McKee also observed that the district’s policy “fosters an environment of inclusivity, acceptance, and tolerance,” and specifically noted the amicus brief filed by the National Education Association, explaining how “these values serve an important educational function for both transgender and cisgender students.”

The court pointed out that the district had gone out of its way to accommodate the privacy concerns of cisgender students with the bathroom and locker room renovations.

As a result, McKee concluded, even if the district’s policy were held to a stand of “strict scrutiny” given the fundamental privacy rights of cisgender students, it would survive because of the compelling state interest involved and the way the district went about implementing it.

Requiring trans students to use only the single-user facilities would not satisfy the state’s compelling interest, but instead “significantly undermine it” since, as the Chicago-based Seventh Circuit Court of Appeals stated last year in the case of Wisconsin transgender high school student Ash Whitaker, “a school district’s policy that required a transgender student to use single-user facilities ‘actually invited more scrutiny and attention from his peers.’” The policy the cisgender students and their parents sought, the court observed, “would very publicly brand all transgender students with a scarlet ‘T,’ and they should not have to endure that as a price of attending their public school.”

The court also noted that “no court has ever” recognized an expansive constitutional right of privacy to the extent demanded by the cisgender the plaintiffs. “School locker rooms and restrooms are spaces where it is not only common to encounter others in various stages of undress, it is expected.” Even the Supreme Court has commented that “public school locker rooms are not notable for the privacy they afford.”

The Third Circuit panel also endorsed Judge Smith’s conclusion that there was no Title IX violation here.
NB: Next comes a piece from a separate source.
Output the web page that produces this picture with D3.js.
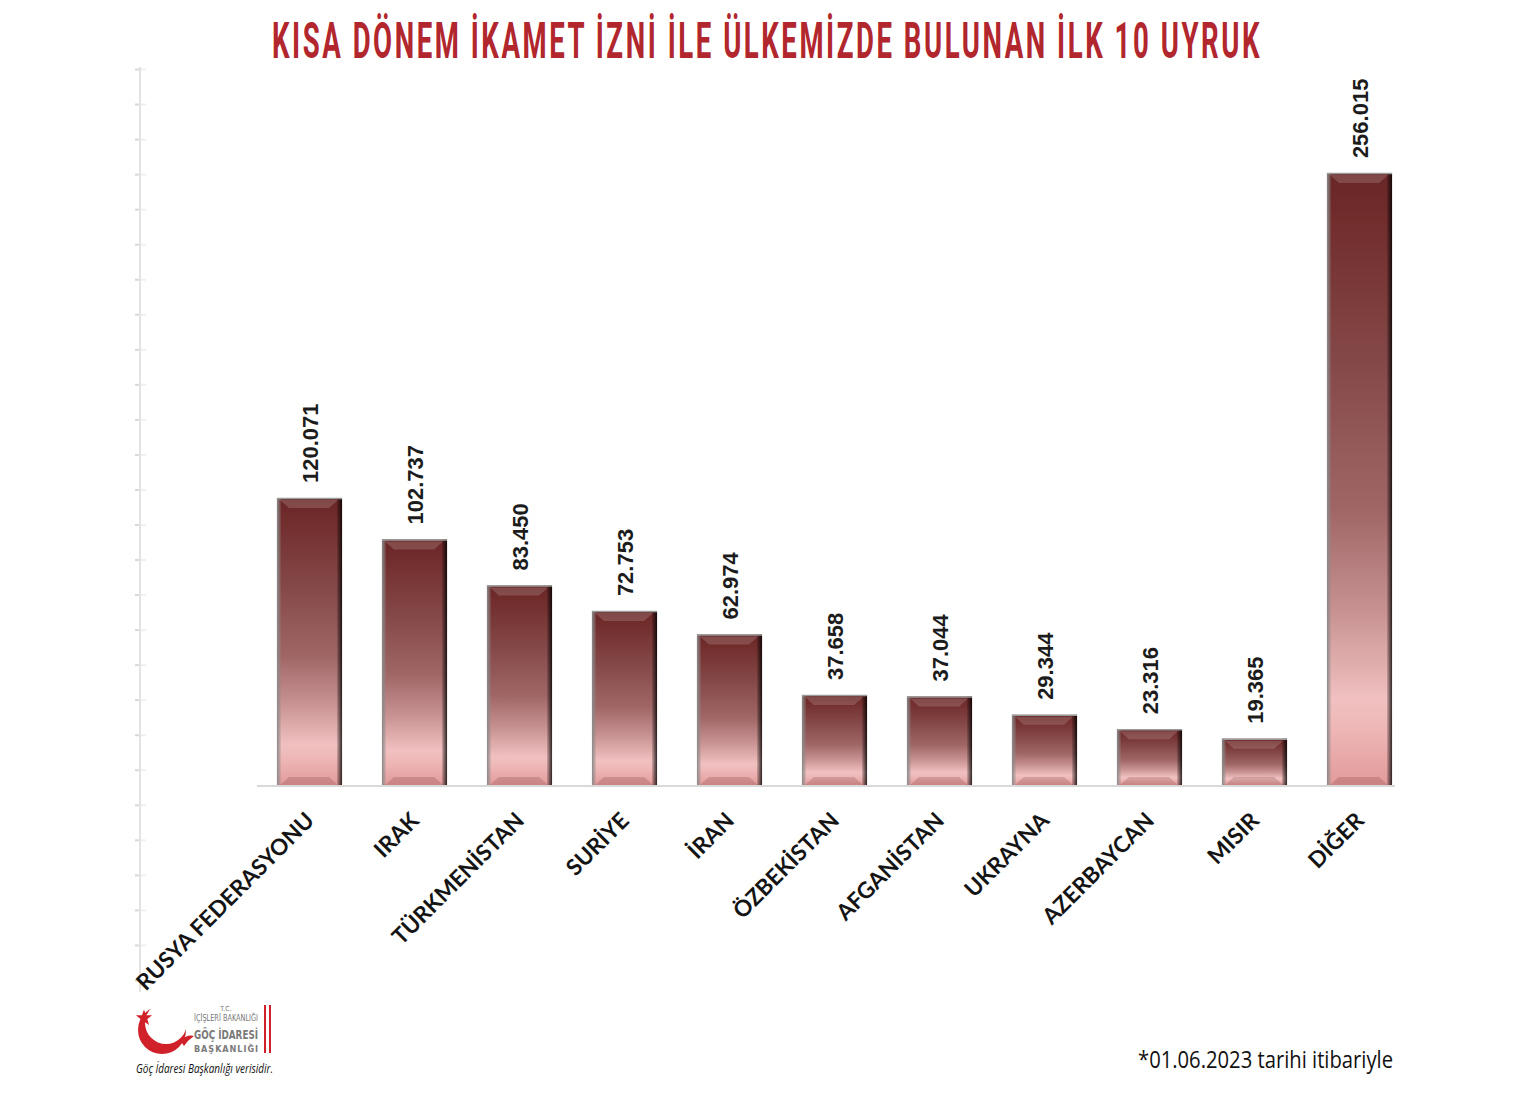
<!DOCTYPE html>
<html>
<head>
<meta charset="utf-8">
<script src="https://cdn.jsdelivr.net/npm/d3@7"></script>
<style>
  html, body { margin: 0; padding: 0; background: #ffffff; }
  svg { display: block; }
</style>
</head>
<body>
<svg id="chart" width="1530" height="1107"></svg>
<script>
// ---------- data ----------
const categories = ["RUSYA FEDERASYONU", "IRAK", "TÜRKMENİSTAN", "SURİYE", "İRAN",
  "ÖZBEKİSTAN", "AFGANİSTAN", "UKRAYNA", "AZERBAYCAN", "MISIR", "DİĞER"];
const values = [120071, 102737, 83450, 72753, 62974, 37658, 37044, 29344, 23316, 19365, 256015];
const decoTicks = d3.range(0, 27); // decorative left axis tick positions (no labels)

const titleText = "KISA DÖNEM İKAMET İZNİ İLE ÜLKEMİZDE BULUNAN İLK 10 UYRUK";
const footnoteText = "*01.06.2023 tarihi itibariyle";
const sourceText = "Göç İdaresi Başkanlığı verisidir.";

const data = categories.map((c, i) => ({ cat: c, val: values[i] }));

// ---------- setup ----------
const svg = d3.select("#chart");
const fmt = d3.formatLocale({ decimal: ",", thousands: ".", grouping: [3], currency: ["", ""] }).format(",d");

const x = d3.scaleBand().domain(categories).range([257, 1412]).paddingInner(0.38).paddingOuter(0.19);
const y = d3.scaleLinear().domain([0, 300000]).range([785, 68]);
const yDeco = d3.scaleLinear().domain([0, 26]).range([980, 69]);

// ---------- defs ----------
const defs = svg.append("defs");
const g1 = defs.append("linearGradient").attr("id", "barGrad").attr("x1", 0).attr("y1", 0).attr("x2", 0).attr("y2", 1);
[[0, "#692626"], [0.08, "#722d2d"], [0.3, "#844747"], [0.55, "#a06666"], [0.72, "#c99393"],
 [0.86, "#f1c0c0"], [0.91, "#eeb6b6"], [1, "#e29a9a"]].forEach(([o, c]) =>
  g1.append("stop").attr("offset", o).attr("stop-color", c));

const g2 = defs.append("linearGradient").attr("id", "rightEdge").attr("x1", 0).attr("y1", 0).attr("x2", 1).attr("y2", 0);
g2.append("stop").attr("offset", 0).attr("stop-color", "#000").attr("stop-opacity", 0.15);
g2.append("stop").attr("offset", 1).attr("stop-color", "#000").attr("stop-opacity", 0.8);

const g3 = defs.append("linearGradient").attr("id", "leftEdge").attr("x1", 0).attr("y1", 0).attr("x2", 1).attr("y2", 0);
g3.append("stop").attr("offset", 0).attr("stop-color", "#8a8a8a").attr("stop-opacity", 1);
g3.append("stop").attr("offset", 1).attr("stop-color", "#8a8a8a").attr("stop-opacity", 0.2);

// ---------- title (condensed look: vertical stretch + spacing) ----------
svg.append("text")
  .attr("transform", "translate(767,58) scale(1,1.55)")
  .attr("text-anchor", "middle")
  .attr("font-family", "Roboto, 'DejaVu Sans Condensed', sans-serif")
  .attr("font-weight", 700)
  .attr("font-size", 32.5)
  .attr("letter-spacing", 3)
  .attr("textLength", 990)
  .attr("lengthAdjust", "spacingAndGlyphs")
  .attr("fill", "#b2262d")
  .text(titleText);

// ---------- decorative left axis ----------
const deco = svg.append("g").attr("transform", "translate(140,0)")
  .call(d3.axisLeft(yDeco).tickValues(decoTicks).tickSize(5).tickFormat(""));
deco.select(".domain").remove();
deco.selectAll(".tick line").attr("stroke", "#d8d8d8").attr("stroke-width", 2);
deco.selectAll(".tick").append("line").attr("x1", 0).attr("x2", 6).attr("stroke", "#f0f0f0").attr("stroke-width", 2);
svg.append("line").attr("x1", 140).attr("x2", 140).attr("y1", yDeco(26) - 2).attr("y2", yDeco(0) + 12)
  .attr("stroke", "#e3e3e3").attr("stroke-width", 2);

// ---------- baseline ----------
svg.append("line").attr("x1", 257).attr("x2", 1395).attr("y1", y(0) + 1).attr("y2", y(0) + 1)
  .attr("stroke", "#d9d9d9").attr("stroke-width", 2);

// ---------- bars ----------
const bars = svg.append("g").selectAll("g.bar").data(data).join("g").attr("class", "bar");
bars.each(function (d) {
  const g = d3.select(this);
  const bx = x(d.cat), bw = x.bandwidth();
  const by = y(d.val), bh = y(0) - y(d.val);
  g.append("rect").attr("x", bx).attr("y", by).attr("width", bw).attr("height", bh).attr("fill", "url(#barGrad)");
  g.append("path")
    .attr("d", `M${bx + 3},${by + 2} L${bx + bw - 4},${by + 2} L${bx + bw - 13},${by + 10} L${bx + 12},${by + 10} Z`)
    .attr("fill", "#ffffff").attr("opacity", 0.16);
  g.append("path")
    .attr("d", `M${bx + 3},${by + bh} L${bx + bw - 4},${by + bh} L${bx + bw - 13},${by + bh - 8} L${bx + 12},${by + bh - 8} Z`)
    .attr("fill", "#5a1a1a").attr("opacity", 0.18);
  g.append("rect").attr("x", bx).attr("y", by).attr("width", 4).attr("height", bh).attr("fill", "url(#leftEdge)");
  g.append("rect").attr("x", bx + bw - 5).attr("y", by).attr("width", 5).attr("height", bh).attr("fill", "url(#rightEdge)");
  g.append("line").attr("x1", bx).attr("x2", bx + bw).attr("y1", by + 0.5).attr("y2", by + 0.5)
    .attr("stroke", "#9a9a9a").attr("stroke-width", 1.5);
});

// ---------- value labels ----------
svg.append("g").selectAll("text").data(data).join("text")
  .attr("transform", d => `translate(${x(d.cat) + x.bandwidth() / 2 + 8},${y(d.val) - 15}) rotate(-90)`)
  .attr("text-anchor", "start")
  .attr("font-family", "'Liberation Sans', Arial, sans-serif")
  .attr("font-weight", 700)
  .attr("font-size", 22)
  .attr("fill", "#1c1c1c")
  .text(d => fmt(d.val));

// ---------- category labels ----------
svg.append("g").selectAll("text").data(data).join("text")
  .attr("transform", d => `translate(${x(d.cat) + x.bandwidth() / 2 + 6},${y(0) + 37}) rotate(-45)`)
  .attr("text-anchor", "end")
  .attr("font-family", "Lato, 'Open Sans', sans-serif")
  .attr("font-weight", 700)
  .attr("font-size", 22.5)
  .attr("fill", "#141414")
  .text(d => d.cat);

// ---------- footnote ----------
svg.append("text")
  .attr("x", 1393).attr("y", 1068)
  .attr("text-anchor", "end")
  .attr("font-family", "'Open Sans', sans-serif")
  .attr("font-size", 23)
  .attr("textLength", 255)
  .attr("lengthAdjust", "spacingAndGlyphs")
  .attr("fill", "#111")
  .text(footnoteText);

// ---------- logo ----------
const logo = svg.append("g");
logo.append("circle").attr("cx", 162).attr("cy", 1030).attr("r", 24).attr("fill", "#d0202a");
logo.append("circle").attr("cx", 166).attr("cy", 1023).attr("r", 21).attr("fill", "#ffffff");
logo.append("path").attr("d", "M180,1040 Q188,1034 194,1036 Q188,1040 184,1046 Z").attr("fill", "#d0202a");
const star = d3.range(10).map(i => {
  const r = i % 2 === 0 ? 8.5 : 3.5;
  const a = -Math.PI / 2 + i * Math.PI / 5;
  return [144 + r * Math.cos(a), 1018 + r * Math.sin(a)];
});
logo.append("path").attr("d", "M" + star.map(p => p.join(",")).join("L") + "Z").attr("fill", "#d0202a");

const lf = "'DejaVu Sans Condensed', 'DejaVu Sans', sans-serif";
logo.append("text").attr("x", 226).attr("y", 1011).attr("text-anchor", "middle").attr("font-family", lf)
  .attr("font-size", 7).attr("fill", "#777").text("T.C.");
logo.append("text").attr("x", 226).attr("y", 1021).attr("text-anchor", "middle").attr("font-family", lf)
  .attr("font-size", 8).attr("textLength", 64).attr("lengthAdjust", "spacingAndGlyphs").attr("fill", "#777").text("İÇİŞLERİ BAKANLIĞI");
logo.append("text").attr("x", 226).attr("y", 1039).attr("text-anchor", "middle").attr("font-family", lf)
  .attr("font-size", 13).attr("font-weight", 700).attr("textLength", 64).attr("lengthAdjust", "spacingAndGlyphs").attr("fill", "#7a7a7a").text("GÖÇ İDARESİ");
logo.append("text").attr("x", 226).attr("y", 1052).attr("text-anchor", "middle").attr("font-family", lf)
  .attr("font-size", 9).attr("font-weight", 700).attr("textLength", 64).attr("lengthAdjust", "spacing").attr("fill", "#7a7a7a").text("BAŞKANLIĞI");
logo.append("rect").attr("x", 264).attr("y", 1005).attr("width", 2).attr("height", 48).attr("fill", "#d0202a");
logo.append("rect").attr("x", 269).attr("y", 1005).attr("width", 2).attr("height", 48).attr("fill", "#d0202a");
svg.append("text").attr("x", 136).attr("y", 1073).attr("font-family", "'Open Sans', sans-serif")
  .attr("font-style", "italic").attr("font-size", 12).attr("textLength", 137).attr("lengthAdjust", "spacingAndGlyphs")
  .attr("fill", "#111").text(sourceText);
</script>
</body>
</html>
As Smith found, “The School District’s policy treated all students equally and therefore did not discriminate on the basis of sex.” Smith had also found that the factual allegations did not rise to the level of a “hostile environment” claim, and the Third Circuit panel agreed. To find a hostile environment, the court would need evidence of “sexual harassment that is so severe, pervasive, or objectively offensive and that ‘so undermines and detracts from the victims’ educational experience that he or she is effectively denied equal access to an institution’s resources and opportunities.’”

McKee pointed out that Title IX regulations do not mandate that schools provide “separate privacy facilities for the sexes,” but rather permissively states that providing separate facilities for male and female students is not a violation as long as the facilities are equal. He observed that the district’s policy “allows all students to use bathrooms and locker rooms that align with their gender identity. It does not discriminate based on sex, and therefore does not offend Title IX.”

The court also agreed with Judge Smith’s conclusion that the state common law privacy claims asserted by the plaintiffs were unlikely to be successful, having found that “the mere presence of a transgender individual in a bathroom or locker room is not the type of conduct that would be highly offensive to a reasonable person,” which is Pennsylvania’s standard.

With the district’s trans-supportive policy now remaining in effect while this case is litigated, the likely next step, if ADF does not slink away in defeat, would be to litigate motions for summary judgment if the two sides agree that there is no need for a trial over disputed facts. ADF, however, is likely to aggressively contest the facts, so it may be that only a trial will resolve this case.

Levin Legal Group of Huntingdon Valley, Pennsylvania, represents the school District. The ACLU of Pennsylvania and the ACLU’s national LGBT & HIV Project, with volunteer attorneys from the law firm Cozen O’Connor, represent the Pennsylvania Youth Congress Foundation, which intervened in the case to protect the interests of Boyertown transgender students.